> _Data excerpt_
================

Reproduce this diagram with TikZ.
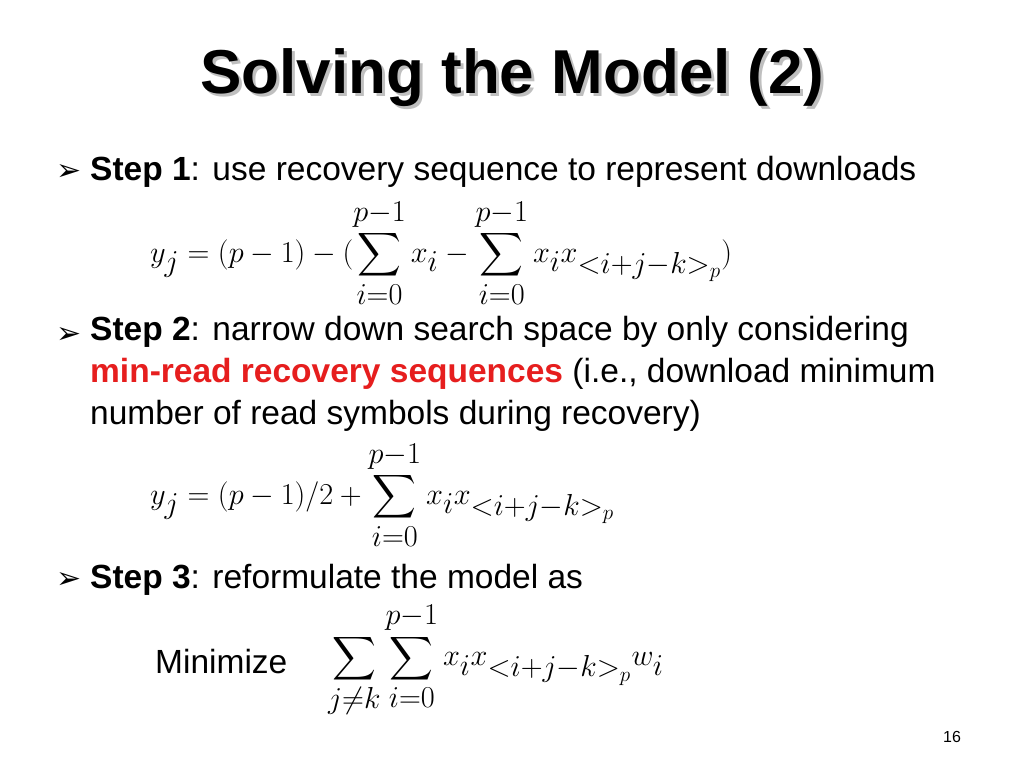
\documentclass[tikz,border=0pt]{standalone}
\usepackage{fontspec}
\setmainfont{Liberation Sans}
\newfontfamily\dv{DejaVu Sans}
\usepackage{amsmath}
\begin{document}
\begin{tikzpicture}[x=1pt,y=-1pt,
  txt/.style={anchor=west,inner sep=0pt,font=\fontsize{33.5}{42}\selectfont},
  bul/.style={anchor=west,inner sep=0pt,font=\dv\fontsize{30}{32}\selectfont},
  eq/.style={anchor=west,inner sep=0pt,font=\fontsize{33}{40}\selectfont}]
\useasboundingbox[fill=white] (0,0) rectangle (1024,768);
\node[font=\bfseries\fontsize{62}{70}\selectfont,text=gray!50] at (515,81) {Solving the Model (2)};
\node (title) [font=\bfseries\fontsize{62}{70}\selectfont] at (512,78) {Solving the Model (2)};
\node (b1) [bul] at (56,172) {➢};
\node (s1) [txt] at (90,172) {\textbf{Step 1}: use recovery sequence to represent downloads};
\node (e1) [eq] at (150,253) {\scalebox{1.22}{$\displaystyle y_j=(p-1)-(\sum_{i=0}^{p-1}x_i-\sum_{i=0}^{p-1}x_i x_{<i+j-k>_p})$}};
\node (b2) [bul] at (56,335) {➢};
\node (s2) [txt,align=left,anchor=north west] at (90,316) {\textbf{Step 2}: narrow down search space by only considering\\
\textcolor[RGB]{230,30,30}{\textbf{min-read recovery sequences}} (i.e., download minimum\\
number of read symbols during recovery)};
\node (e2) [eq] at (150,495) {\scalebox{1.22}{$\displaystyle y_j=(p-1)/2+\sum_{i=0}^{p-1}x_i x_{<i+j-k>_p}$}};
\node (b3) [bul] at (56,580) {➢};
\node (s3) [txt] at (90,580) {\textbf{Step 3}: reformulate the model as};
\node (mn) [txt] at (155,662) {Minimize};
\node (e3) [eq] at (328,660) {\scalebox{1.22}{$\displaystyle \sum_{j\neq k}\sum_{i=0}^{p-1}x_i x_{<i+j-k>_p}w_i$}};
\node (pg) [font=\fontsize{16}{18}\selectfont] at (952,737) {16};
\end{tikzpicture}
\end{document}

================

> _Instruction_
Output each line exactly; omit every picture.

> _Response to the exercise_
Reproduce this diagram with TikZ.
\documentclass[tikz,border=0pt]{standalone}
\usepackage{fontspec}
\setmainfont{Liberation Sans}
\newfontfamily\dv{DejaVu Sans}
\usepackage{amsmath}
\begin{document}
\begin{tikzpicture}[x=1pt,y=-1pt,
  txt/.style={anchor=west,inner sep=0pt,font=\fontsize{33.5}{42}\selectfont},
  bul/.style={anchor=west,inner sep=0pt,font=\dv\fontsize{30}{32}\selectfont},
  eq/.style={anchor=west,inner sep=0pt,font=\fontsize{33}{40}\selectfont}]
\useasboundingbox[fill=white] (0,0) rectangle (1024,768);
\node[font=\bfseries\fontsize{62}{70}\selectfont,text=gray!50] at (515,81) {Solving the Model (2)};
\node (title) [font=\bfseries\fontsize{62}{70}\selectfont] at (512,78) {Solving the Model (2)};
\node (b1) [bul] at (56,172) {➢};
\node (s1) [txt] at (90,172) {\textbf{Step 1}: use recovery sequence to represent downloads};
\node (e1) [eq] at (150,253) {\scalebox{1.22}{$\displaystyle y_j=(p-1)-(\sum_{i=0}^{p-1}x_i-\sum_{i=0}^{p-1}x_i x_{<i+j-k>_p})$}};
\node (b2) [bul] at (56,335) {➢};
\node (s2) [txt,align=left,anchor=north west] at (90,316) {\textbf{Step 2}: narrow down search space by only considering\\
\textcolor[RGB]{230,30,30}{\textbf{min-read recovery sequences}} (i.e., download minimum\\
number of read symbols during recovery)};
\node (e2) [eq] at (150,495) {\scalebox{1.22}{$\displaystyle y_j=(p-1)/2+\sum_{i=0}^{p-1}x_i x_{<i+j-k>_p}$}};
\node (b3) [bul] at (56,580) {➢};
\node (s3) [txt] at (90,580) {\textbf{Step 3}: reformulate the model as};
\node (mn) [txt] at (155,662) {Minimize};
\node (e3) [eq] at (328,660) {\scalebox{1.22}{$\displaystyle \sum_{j\neq k}\sum_{i=0}^{p-1}x_i x_{<i+j-k>_p}w_i$}};
\node (pg) [font=\fontsize{16}{18}\selectfont] at (952,737) {16};
\end{tikzpicture}
\end{document}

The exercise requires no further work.